DIRECTIONS FOR THIS TASK =>
Your task is to give the data again, exactly, with every line intact.

________________________________________

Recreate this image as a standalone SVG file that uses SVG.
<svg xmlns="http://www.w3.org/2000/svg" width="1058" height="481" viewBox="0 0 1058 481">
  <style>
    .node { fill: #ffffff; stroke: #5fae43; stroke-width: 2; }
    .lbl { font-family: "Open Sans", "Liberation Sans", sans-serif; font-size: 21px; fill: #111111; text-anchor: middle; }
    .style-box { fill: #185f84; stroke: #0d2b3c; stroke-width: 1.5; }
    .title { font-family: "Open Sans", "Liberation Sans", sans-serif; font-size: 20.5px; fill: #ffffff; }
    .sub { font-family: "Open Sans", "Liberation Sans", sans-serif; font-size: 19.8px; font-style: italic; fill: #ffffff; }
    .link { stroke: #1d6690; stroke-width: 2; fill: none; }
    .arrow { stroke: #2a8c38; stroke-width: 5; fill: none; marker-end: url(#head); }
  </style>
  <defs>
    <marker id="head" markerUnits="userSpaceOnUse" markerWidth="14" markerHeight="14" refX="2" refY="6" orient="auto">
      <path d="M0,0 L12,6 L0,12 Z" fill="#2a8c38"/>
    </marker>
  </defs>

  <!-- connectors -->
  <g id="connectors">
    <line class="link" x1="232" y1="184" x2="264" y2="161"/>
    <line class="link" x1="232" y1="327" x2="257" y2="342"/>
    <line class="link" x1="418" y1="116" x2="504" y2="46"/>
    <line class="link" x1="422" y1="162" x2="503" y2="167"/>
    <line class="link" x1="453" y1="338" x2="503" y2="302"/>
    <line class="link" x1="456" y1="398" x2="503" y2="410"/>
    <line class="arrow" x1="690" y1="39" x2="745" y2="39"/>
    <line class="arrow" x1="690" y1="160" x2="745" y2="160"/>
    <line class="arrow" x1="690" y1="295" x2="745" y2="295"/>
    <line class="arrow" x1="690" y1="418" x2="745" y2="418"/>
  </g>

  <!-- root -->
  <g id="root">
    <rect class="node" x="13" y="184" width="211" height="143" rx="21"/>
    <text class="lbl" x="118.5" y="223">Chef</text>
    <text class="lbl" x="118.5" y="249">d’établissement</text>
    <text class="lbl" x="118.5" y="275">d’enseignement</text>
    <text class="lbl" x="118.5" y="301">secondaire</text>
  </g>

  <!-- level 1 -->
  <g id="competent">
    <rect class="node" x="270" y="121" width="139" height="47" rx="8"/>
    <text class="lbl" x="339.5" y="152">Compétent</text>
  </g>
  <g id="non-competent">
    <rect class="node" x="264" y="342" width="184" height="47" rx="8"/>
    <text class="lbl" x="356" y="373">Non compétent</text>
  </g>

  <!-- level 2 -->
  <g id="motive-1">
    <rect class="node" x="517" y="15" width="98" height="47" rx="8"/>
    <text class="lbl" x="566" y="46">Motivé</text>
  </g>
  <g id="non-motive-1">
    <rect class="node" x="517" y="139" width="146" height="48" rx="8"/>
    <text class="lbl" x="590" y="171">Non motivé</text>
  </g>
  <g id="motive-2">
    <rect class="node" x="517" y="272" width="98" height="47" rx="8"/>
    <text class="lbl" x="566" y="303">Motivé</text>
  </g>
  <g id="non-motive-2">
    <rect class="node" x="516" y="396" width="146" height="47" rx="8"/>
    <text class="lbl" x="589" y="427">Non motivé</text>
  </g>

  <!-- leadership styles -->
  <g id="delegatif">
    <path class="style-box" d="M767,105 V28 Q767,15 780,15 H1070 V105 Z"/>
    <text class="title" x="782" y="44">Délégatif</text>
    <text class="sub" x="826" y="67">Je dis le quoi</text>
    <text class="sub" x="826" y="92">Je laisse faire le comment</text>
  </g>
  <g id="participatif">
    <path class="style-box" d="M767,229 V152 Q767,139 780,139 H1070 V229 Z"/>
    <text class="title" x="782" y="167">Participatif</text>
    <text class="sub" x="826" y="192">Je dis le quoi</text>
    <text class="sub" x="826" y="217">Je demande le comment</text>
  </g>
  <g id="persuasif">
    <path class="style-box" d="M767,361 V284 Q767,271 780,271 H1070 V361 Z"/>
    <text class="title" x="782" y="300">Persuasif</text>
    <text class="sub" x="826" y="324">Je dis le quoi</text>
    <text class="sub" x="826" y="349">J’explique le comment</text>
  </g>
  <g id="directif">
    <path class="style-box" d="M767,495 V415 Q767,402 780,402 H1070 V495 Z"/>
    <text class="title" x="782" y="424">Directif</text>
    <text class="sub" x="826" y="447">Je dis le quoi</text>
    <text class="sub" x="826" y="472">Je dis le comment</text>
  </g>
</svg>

________________________________________

RESULT OF THIS TASK =>
Recreate this image as a standalone SVG file that uses SVG.
<svg xmlns="http://www.w3.org/2000/svg" width="1058" height="481" viewBox="0 0 1058 481">
  <style>
    .node { fill: #ffffff; stroke: #5fae43; stroke-width: 2; }
    .lbl { font-family: "Open Sans", "Liberation Sans", sans-serif; font-size: 21px; fill: #111111; text-anchor: middle; }
    .style-box { fill: #185f84; stroke: #0d2b3c; stroke-width: 1.5; }
    .title { font-family: "Open Sans", "Liberation Sans", sans-serif; font-size: 20.5px; fill: #ffffff; }
    .sub { font-family: "Open Sans", "Liberation Sans", sans-serif; font-size: 19.8px; font-style: italic; fill: #ffffff; }
    .link { stroke: #1d6690; stroke-width: 2; fill: none; }
    .arrow { stroke: #2a8c38; stroke-width: 5; fill: none; marker-end: url(#head); }
  </style>
  <defs>
    <marker id="head" markerUnits="userSpaceOnUse" markerWidth="14" markerHeight="14" refX="2" refY="6" orient="auto">
      <path d="M0,0 L12,6 L0,12 Z" fill="#2a8c38"/>
    </marker>
  </defs>

  <!-- connectors -->
  <g id="connectors">
    <line class="link" x1="232" y1="184" x2="264" y2="161"/>
    <line class="link" x1="232" y1="327" x2="257" y2="342"/>
    <line class="link" x1="418" y1="116" x2="504" y2="46"/>
    <line class="link" x1="422" y1="162" x2="503" y2="167"/>
    <line class="link" x1="453" y1="338" x2="503" y2="302"/>
    <line class="link" x1="456" y1="398" x2="503" y2="410"/>
    <line class="arrow" x1="690" y1="39" x2="745" y2="39"/>
    <line class="arrow" x1="690" y1="160" x2="745" y2="160"/>
    <line class="arrow" x1="690" y1="295" x2="745" y2="295"/>
    <line class="arrow" x1="690" y1="418" x2="745" y2="418"/>
  </g>

  <!-- root -->
  <g id="root">
    <rect class="node" x="13" y="184" width="211" height="143" rx="21"/>
    <text class="lbl" x="118.5" y="223">Chef</text>
    <text class="lbl" x="118.5" y="249">d’établissement</text>
    <text class="lbl" x="118.5" y="275">d’enseignement</text>
    <text class="lbl" x="118.5" y="301">secondaire</text>
  </g>

  <!-- level 1 -->
  <g id="competent">
    <rect class="node" x="270" y="121" width="139" height="47" rx="8"/>
    <text class="lbl" x="339.5" y="152">Compétent</text>
  </g>
  <g id="non-competent">
    <rect class="node" x="264" y="342" width="184" height="47" rx="8"/>
    <text class="lbl" x="356" y="373">Non compétent</text>
  </g>

  <!-- level 2 -->
  <g id="motive-1">
    <rect class="node" x="517" y="15" width="98" height="47" rx="8"/>
    <text class="lbl" x="566" y="46">Motivé</text>
  </g>
  <g id="non-motive-1">
    <rect class="node" x="517" y="139" width="146" height="48" rx="8"/>
    <text class="lbl" x="590" y="171">Non motivé</text>
  </g>
  <g id="motive-2">
    <rect class="node" x="517" y="272" width="98" height="47" rx="8"/>
    <text class="lbl" x="566" y="303">Motivé</text>
  </g>
  <g id="non-motive-2">
    <rect class="node" x="516" y="396" width="146" height="47" rx="8"/>
    <text class="lbl" x="589" y="427">Non motivé</text>
  </g>

  <!-- leadership styles -->
  <g id="delegatif">
    <path class="style-box" d="M767,105 V28 Q767,15 780,15 H1070 V105 Z"/>
    <text class="title" x="782" y="44">Délégatif</text>
    <text class="sub" x="826" y="67">Je dis le quoi</text>
    <text class="sub" x="826" y="92">Je laisse faire le comment</text>
  </g>
  <g id="participatif">
    <path class="style-box" d="M767,229 V152 Q767,139 780,139 H1070 V229 Z"/>
    <text class="title" x="782" y="167">Participatif</text>
    <text class="sub" x="826" y="192">Je dis le quoi</text>
    <text class="sub" x="826" y="217">Je demande le comment</text>
  </g>
  <g id="persuasif">
    <path class="style-box" d="M767,361 V284 Q767,271 780,271 H1070 V361 Z"/>
    <text class="title" x="782" y="300">Persuasif</text>
    <text class="sub" x="826" y="324">Je dis le quoi</text>
    <text class="sub" x="826" y="349">J’explique le comment</text>
  </g>
  <g id="directif">
    <path class="style-box" d="M767,495 V415 Q767,402 780,402 H1070 V495 Z"/>
    <text class="title" x="782" y="424">Directif</text>
    <text class="sub" x="826" y="447">Je dis le quoi</text>
    <text class="sub" x="826" y="472">Je dis le comment</text>
  </g>
</svg>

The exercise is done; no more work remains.